In his New York Times column this month, Nicholas Kristof wrote about “A Church Mary Can Love.” If you didn’t read the column, you might not be shocked to learn its contents: He’s not that into the Vatican, and he doesn’t think the Blessed Virgin would be either. He’s more into a priest who reportedly told him that he “would build a condom factory in the Vatican to save lives.” However, Kristof also wrote something sensible: “I’ve come to believe that the very coolest people in the world today may be nuns.” Amen. And in the following interview with Sister Mary Prudence Allen, I think you’ll begin to see why. Sister Prudence is with the Religious Sisters of Mercy of Alma, Mich., an order with a special focus on health care. Sister Prudence is also a philosophy professor and a published author, having written the two-volumeThe Concept of Womanand contributed to The Foundations of Religious Life: Revisiting the Vision (a compilation from the other “nuns” in the health-care debate, the ones who stood by the bishops conference’s objection to the abortion provisions in the legislation — and by Catholic doctrine on the most innocent human life).

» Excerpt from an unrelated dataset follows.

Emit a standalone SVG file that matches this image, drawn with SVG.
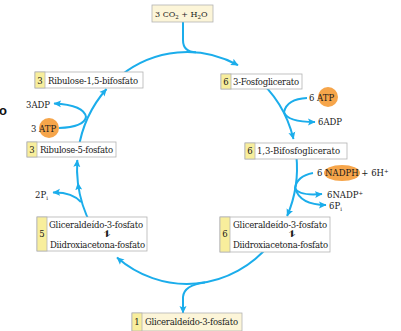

KATHRYN JEAN LOPEZ: During the recent health-care debate, we heard a lot about some Catholic religious sisters — the Network — who supported the president’s health-care legislation, despite abortion-funding issues. Were they representative of the Catholic Church or Catholic religious sisters?
SISTER PRUDENCE ALLEN, R.S.M.: This question should be more fully answered by a theologian whose area of specialization is ecclesiology. However, as a Christian philosopher, I see two obvious contradictions that could be initially noted.
The first contradiction relates to the meaning of “Catholic.” The Catechism of the Catholic Church (#830-831) states, “The Church is catholic in a double sense:” First, because the whole Christ, head and body, subsists in her, and second because Christ sends the Church out on a mission to the whole human race.
By comparing the statements of the Network religious sisters on health care with the statements of Cardinal George and the United States Conference of Catholic Bishops on health care, it is clear that there are fundamental contradictions between them. Thus, the Network religious sisters have separated themselves from the head, and therefore cannot be included in the meaning of “catholic.” Therefore, they are not representative of the Catholic Church.
The second contradiction relates to claims about numbers of religious sisters. Network’s letter stated that “we represent 59,000 Catholic Sisters in the United States.” The director of media relations for the USCCB challenged them to do the math. The letter had “55 signatories, some individuals, some groups of three to five persons.” Since there are several hundred communities of women religious in the U.S., the most that could be claimed is that the Network sisters represent a much smaller portion of women religious sisters, more likely a few thousand.
Network’s claim that their position in favor of the health-care bill “is the REAL pro-life stance, and we as Catholic are all for it” needs to be assessed by Catholic physicians and health-care personnel to determine the truth of its claims.